Tari Seudati dari Aceh
Tari Seudati
adalah salah satu kesenian tari tradisional yang berasal dari Aceh. Tarian ini
diyakini sebagai bentuk baru dari Tari Ratoh atau Ratoih,
yang merupakan tarian yang berkembang di daerah pesisir Aceh. Tari Ratoh atau
Ratoih biasanya dipentaskan untuk mengawali permainan sabung ayam, serta dalam
berbagai ritus sosial lainnya, seperti menyambut panen dan sewaktu bulan
purnama. Setelah Islam datang, terjadi proses akulturasi, dan menghasilkan Tari
Seudati, seperti yang kita kenal hari ini.
Tarian
ini pada mulanya berkembang di Desa Gigieng, Kecamatan Simpang Tiga, Kabupaten
Pidie, yang diasuh oleh seorang bernama Syeh Tam. Selanjutnya,
tarian ini berkembang juga di Desa Didoh, Kecamatan Mutiara, Kabupaten Pidie,
dibawah asuhan Syeh Ali Didoh. Dalam perjalanannya, tarian ini
cukup berkembang di Aceh Utara, Pidie, dan Aceh Timur, dan hari ini bahkan bisa
ditemui di seluruh daerah Aceh.
Kata
“seudati” berasal dari Bahasa Arab “syahadati”

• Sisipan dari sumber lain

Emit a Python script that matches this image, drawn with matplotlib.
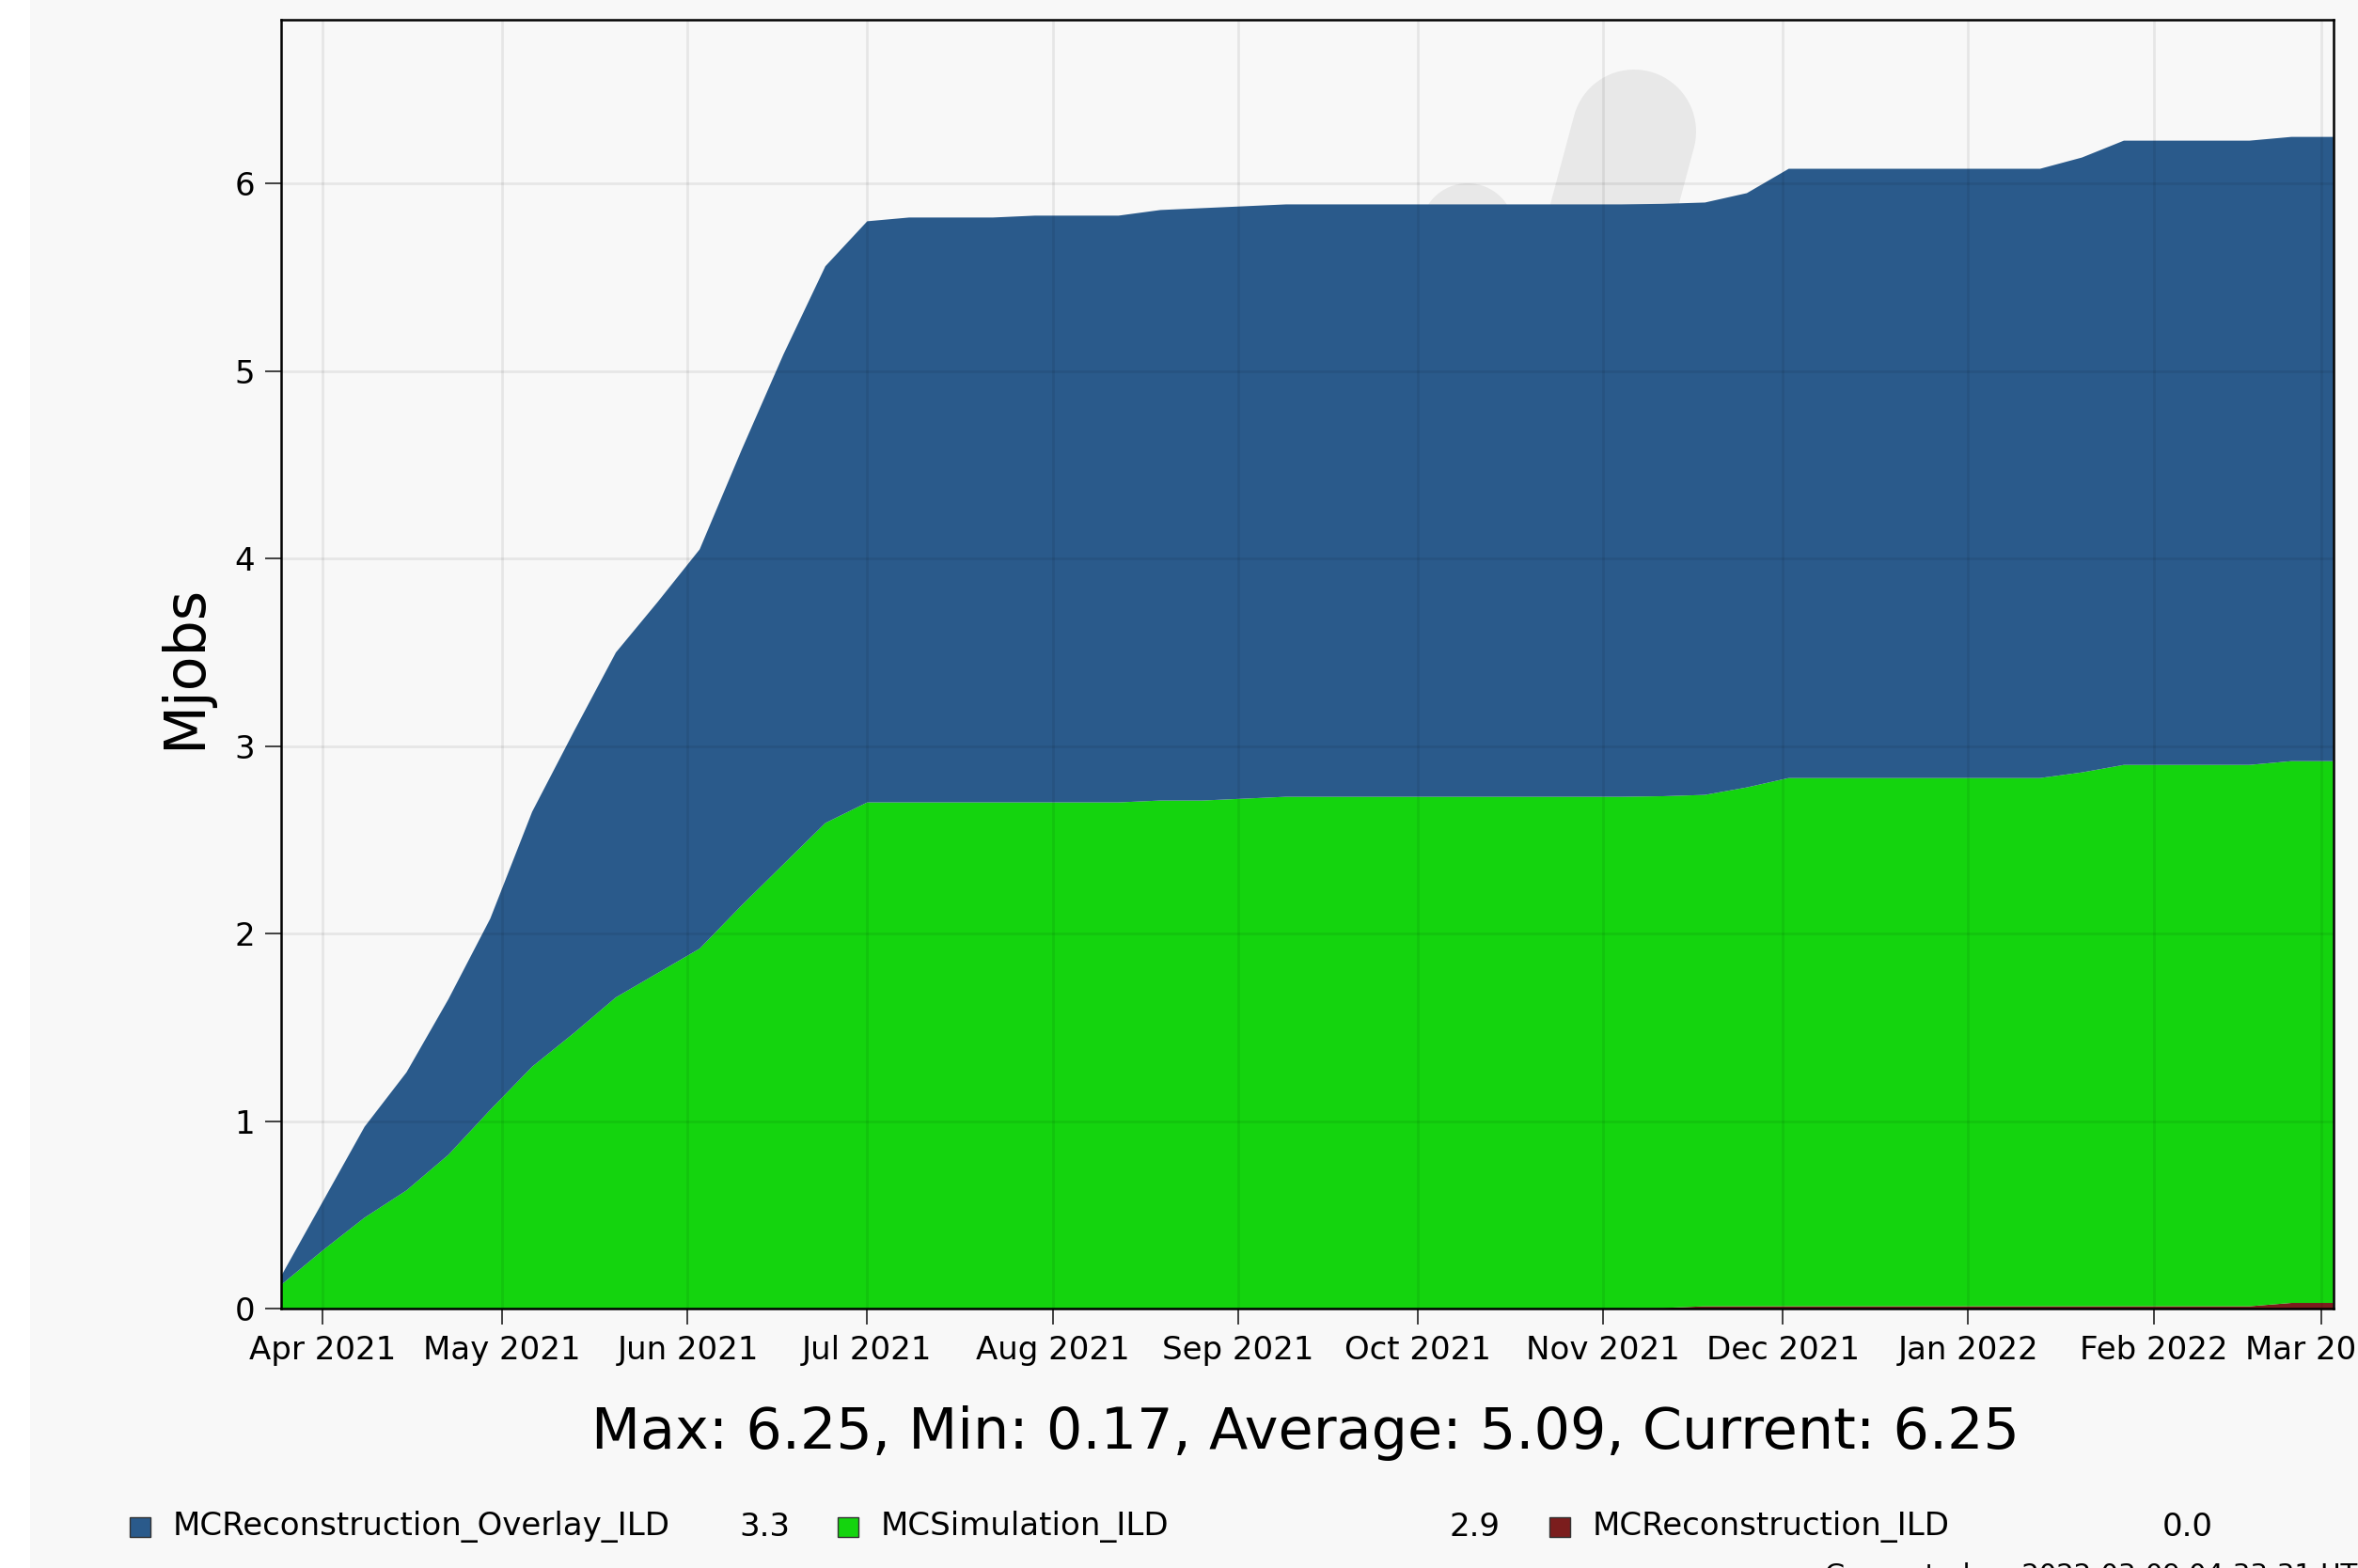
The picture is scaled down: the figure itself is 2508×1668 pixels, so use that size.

atau “syahadatain”, yang artinya pengakuan atas keesaan Allah
dan pengakuan bahwa Muhammad adalah nabi utusan-Nya. Teori lain beranggapan
bahwa “seudati” berasal dari kata “seurasi”,
yang mengandung makna kompak dan harmonis. Oleh penganjur Islam zaman itu, Tari
Seudati digunakan sebagai media dakhwah; untuk menyebarluaskan agama Islam.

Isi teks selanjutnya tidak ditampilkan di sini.